Dance opens pathways for entertainment

Pierce Pennington, Contributing Writer

With the latest content and material constantly thrown into the faces of millions every day, people as a society have become more involved in the performing arts community.

Whether it’s creating a new TikTok dance trend, starting a small business or producing written music from a bedroom, the world is full of creativity. Developing interest in movement and innovative ideas and concepts has allowed more room for companies to form, dancers to perform and choreographers to explore.

Professional dancer Lauren Serrano, who is part of Noble Motion, a professional dance company based out of Houston, said, “Dance is less about perfection, and more about how you can bring who you are to the table.”

Throughout history, art has allowed people to better understand culture, religion and government, among other things. The arts are helping to shape the modern culture of the 21st century. 

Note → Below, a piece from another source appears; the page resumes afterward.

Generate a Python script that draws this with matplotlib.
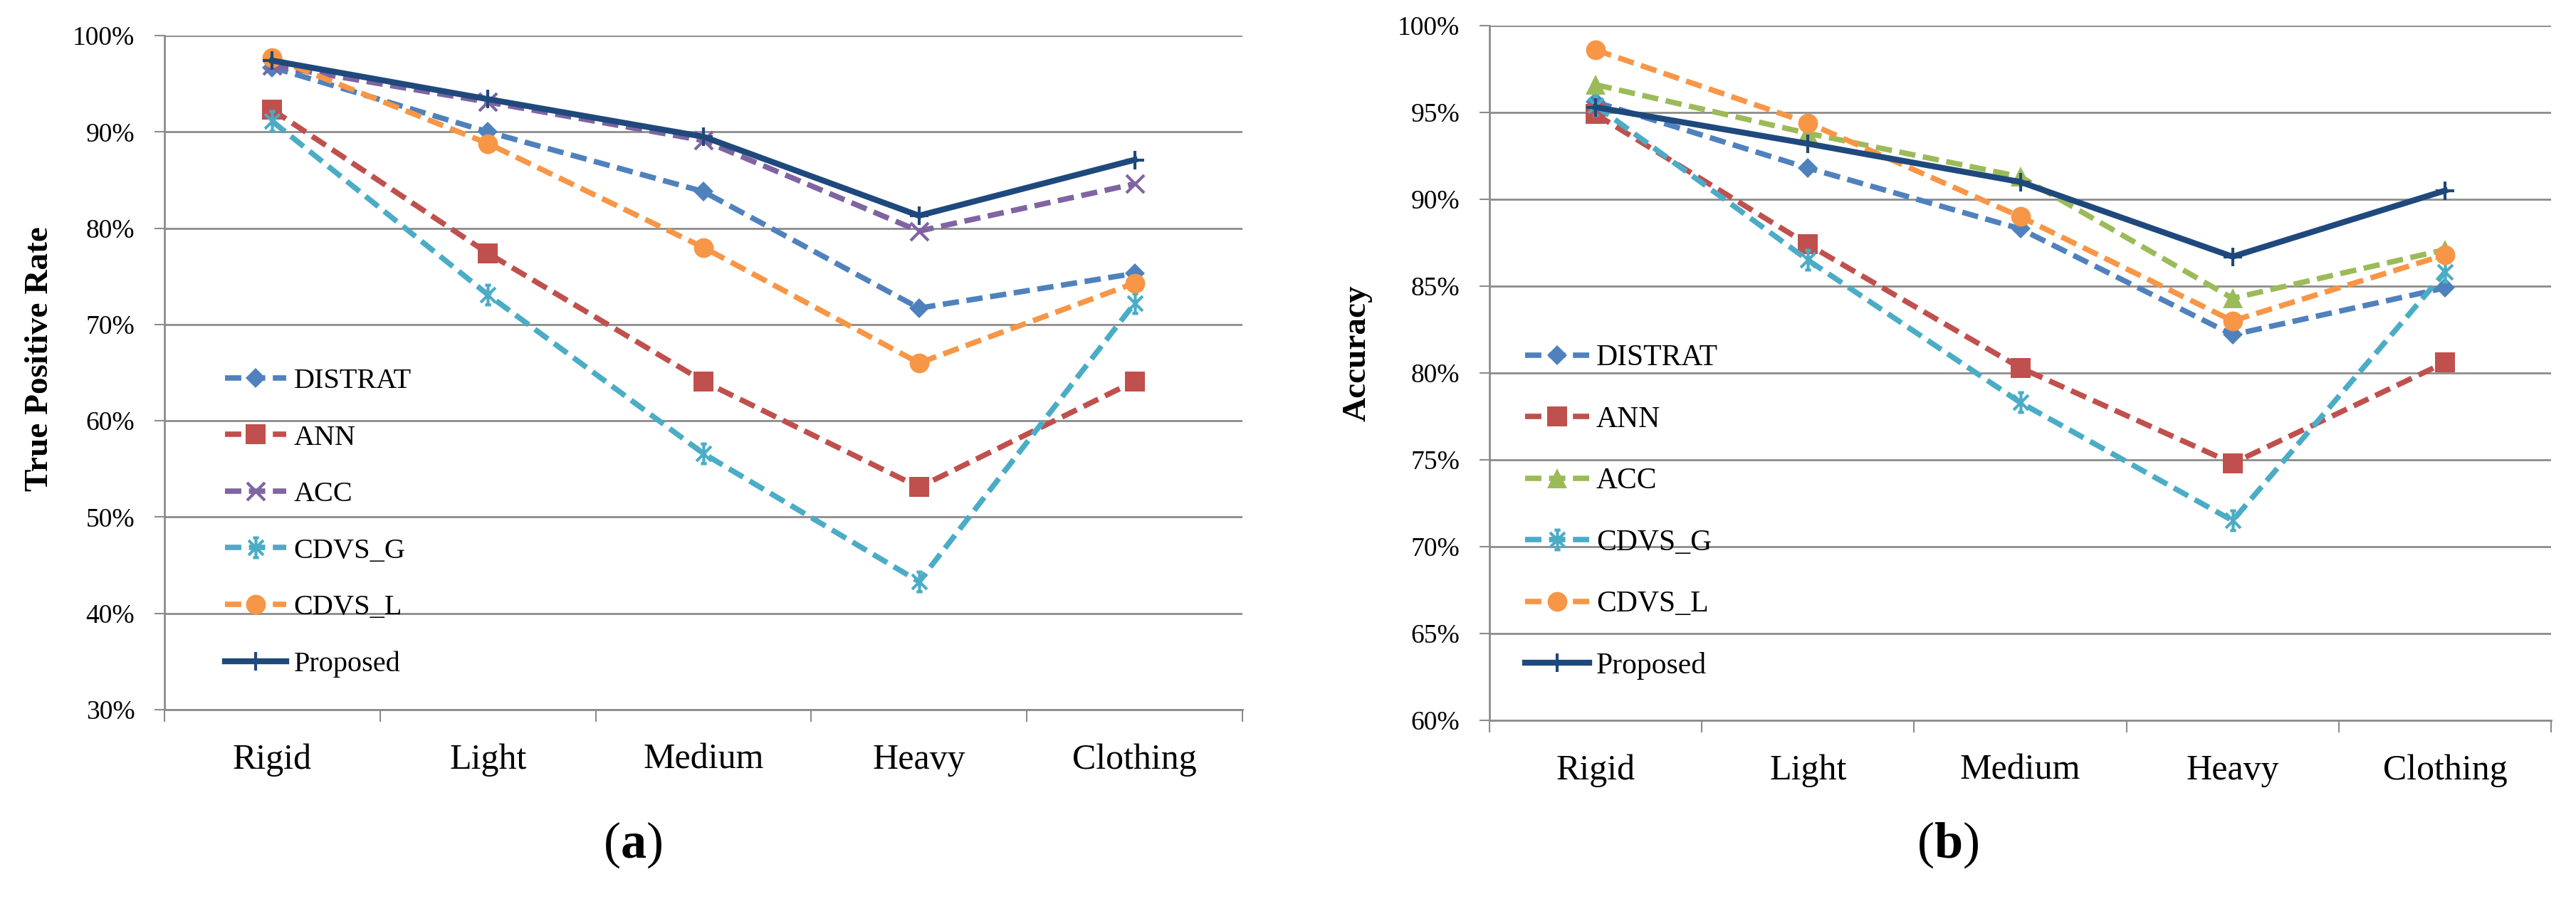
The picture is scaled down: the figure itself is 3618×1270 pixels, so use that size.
import matplotlib
matplotlib.use("Agg")
import matplotlib.pyplot as plt
from matplotlib.path import Path
from matplotlib.ticker import MultipleLocator, PercentFormatter
import numpy as np

plt.rcParams['font.family'] = ['Liberation Serif', 'DejaVu Serif']
plt.rcParams['mathtext.fontset'] = 'custom'
plt.rcParams['mathtext.rm'] = 'Liberation Serif'
plt.rcParams['mathtext.bf'] = 'Liberation Serif:bold'

# Data (percent)
categories = ["Rigid", "Light", "Medium", "Heavy", "Clothing"]
methods = ["DISTRAT", "ANN", "ACC", "CDVS_G", "CDVS_L", "Proposed"]

tpr_distrat = [96.7, 90.0, 83.8, 71.7, 75.3]
tpr_ann = [92.3, 77.4, 64.1, 53.1, 64.1]
tpr_acc = [96.9, 93.1, 89.1, 79.7, 84.6]
tpr_cdvs_g = [91.1, 73.1, 56.6, 43.3, 72.2]
tpr_cdvs_l = [97.7, 88.8, 78.0, 66.0, 74.3]
tpr_proposed = [97.4, 93.4, 89.5, 81.3, 87.1]

acc_distrat = [95.6, 91.8, 88.3, 82.2, 84.9]
acc_ann = [94.9, 87.4, 80.3, 74.8, 80.6]
acc_acc = [96.6, 93.8, 91.3, 84.3, 87.1]
acc_cdvs_g = [95.4, 86.5, 78.3, 71.5, 85.8]
acc_cdvs_l = [98.6, 94.4, 89.0, 83.0, 86.8]
acc_proposed = [95.3, 93.2, 91.0, 86.7, 90.5]

W, H = 3618, 1270
GRID = '#8c8c8c'

# excel-like star marker: x plus vertical bar with caps
star = Path([(0, -1), (0, 1), (-0.3, 1), (0.3, 1), (-0.3, -1), (0.3, -1),
             (-0.75, -0.75), (0.75, 0.75), (-0.75, 0.75), (0.75, -0.75)],
            [Path.MOVETO, Path.LINETO] * 5)

def style(name, acc_color):
	dash = dict(ls='--', dashes=(3.0, 1.4), lw=5.5)
	if name == "DISTRAT":
		return dict(color='#4F81BD', marker='D', ms=14, mew=0, **dash)
	if name == "ANN":
		return dict(color='#C0504D', marker='s', ms=20, mew=0, **dash)
	if name == "ACC":
		if acc_color == 'green':
			return dict(color='#9BBB59', marker='^', ms=20, mew=0, **dash)
		return dict(color='#8064A2', marker='x', ms=18, mew=3, **dash)
	if name == "CDVS_G":
		return dict(color='#4BACC6', marker=star, ms=20, mew=3, **dash)
	if name == "CDVS_L":
		return dict(color='#F79646', marker='o', ms=20, mew=0, **dash)
	return dict(color='#1F497D', marker='+', ms=19, mew=3, ls='-', lw=6)


def draw_panel(rect, series, ylo, yhi, step, acc_color, leg_anchor, leg_fs, leg_space):
	ax = fig.add_axes(rect)
	x = np.arange(len(categories))
	for name, vals in zip(methods, series):
		ax.plot(x, vals, label=name, clip_on=False, **style(name, acc_color))

	ax.set_xlim(-0.5, len(categories) - 0.5)
	ax.set_ylim(ylo, yhi)
	ax.set_xticks(x)
	ax.set_xticklabels(categories)
	ax.set_xticks(np.arange(-0.5, len(categories), 1), minor=True)
	ax.tick_params(axis='x', which='major', length=0, pad=34, labelsize=36)
	ax.tick_params(axis='x', which='minor', length=12, width=1.5, color=GRID)
	ax.yaxis.set_major_locator(MultipleLocator(step))
	ax.yaxis.set_major_formatter(PercentFormatter(100, decimals=0))
	ax.tick_params(axis='y', length=10, width=1.5, color=GRID, pad=20, labelsize=27)
	ax.yaxis.grid(True, color=GRID, lw=2)
	ax.set_axisbelow(True)
	for s in ['top', 'right']:
		ax.spines[s].set_visible(False)
	for s in ['left', 'bottom']:
		ax.spines[s].set_color(GRID)
		ax.spines[s].set_linewidth(2)

	ax.legend(loc='upper left', bbox_to_anchor=leg_anchor, frameon=False,
			  fontsize=leg_fs, handlelength=2.15, handletextpad=0.25,
			  labelspacing=leg_space, borderpad=0, borderaxespad=0)
	return ax


fig = plt.figure(figsize=(W / 100, H / 100), dpi=100)

draw_panel([231 / W, 1 - 997 / H, 1514 / W, 947 / H],
		   [tpr_distrat, tpr_ann, tpr_acc, tpr_cdvs_g, tpr_cdvs_l, tpr_proposed],
		   30, 100, 10, 'purple', (0.056, 0.507), 29, 1.05)
draw_panel([2092 / W, 1 - 1012 / H, 1491 / W, 976 / H],
		   [acc_distrat, acc_ann, acc_acc, acc_cdvs_g, acc_cdvs_l, acc_proposed],
		   60, 100, 5, 'green', (0.0335, 0.541), 30, 1.15)

fig.text(56 / W, 1 - 504 / H, "True Positive Rate", rotation=90, fontsize=34,
		 fontweight='bold', ha='center', va='center')
fig.text(1907 / W, 1 - 496 / H, "Accuracy", rotation=90, fontsize=34,
		 fontweight='bold', ha='center', va='center')
fig.text(889 / W, 1 - 1187 / H, r'($\mathbf{a}$)', fontsize=52, ha='center', va='center')
fig.text(2736 / W, 1 - 1187 / H, r'($\mathbf{b}$)', fontsize=52, ha='center', va='center')

fig.savefig("out.png", dpi=100)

Noble Motion is directed by Andrew and Dionne Noble, who each earned their Bachelor of Fine Arts in dance from Florida State University. With their years of professional dance experience, they found a love for choreography, which is how they fell in love with each other. The Nobles are professors at Sam Houston State University and run Noble Motion, producing new and exciting works to present all over the country.

Andrew said: “There are a ton of great dancers that can do whatever you tell them. I’m interested in their stories; individuals that have the ability to move their body in a way that tells a story, in a way that handles problems. I am interested in the creativity an artist brings.”

He said he likes to create work that the average human can relate to.“We want dancers who are creative and want to engage in a collaborative process and love creating something out of nothing,” Andrew said.

The Nobles said in concert dance works and professional dance companies, dancers are typically expected to complete a choreographer’s vision and do what they are told. When working with either of the Nobles, they take the opposite approach, constantly finding ways to incorporate the individual minds of their artists.

“If I have dancers in the room that are engaged in the same way that we are, we feel the work we make is much better than if I pull the dancers along,” Andrew said. “I’m not interested in telling my story alone, I’m interested in creating a story or a narrative of a world where different voices come into it and I think that makes the work really interesting and rich,” he said.

Serrano said: “The rehearsals we have are actually very mentally exhausting, because you’re working, you’re creating, you’re thinking the whole time. [Andrew and Dionne] were way more collaborative than how I was used to working.”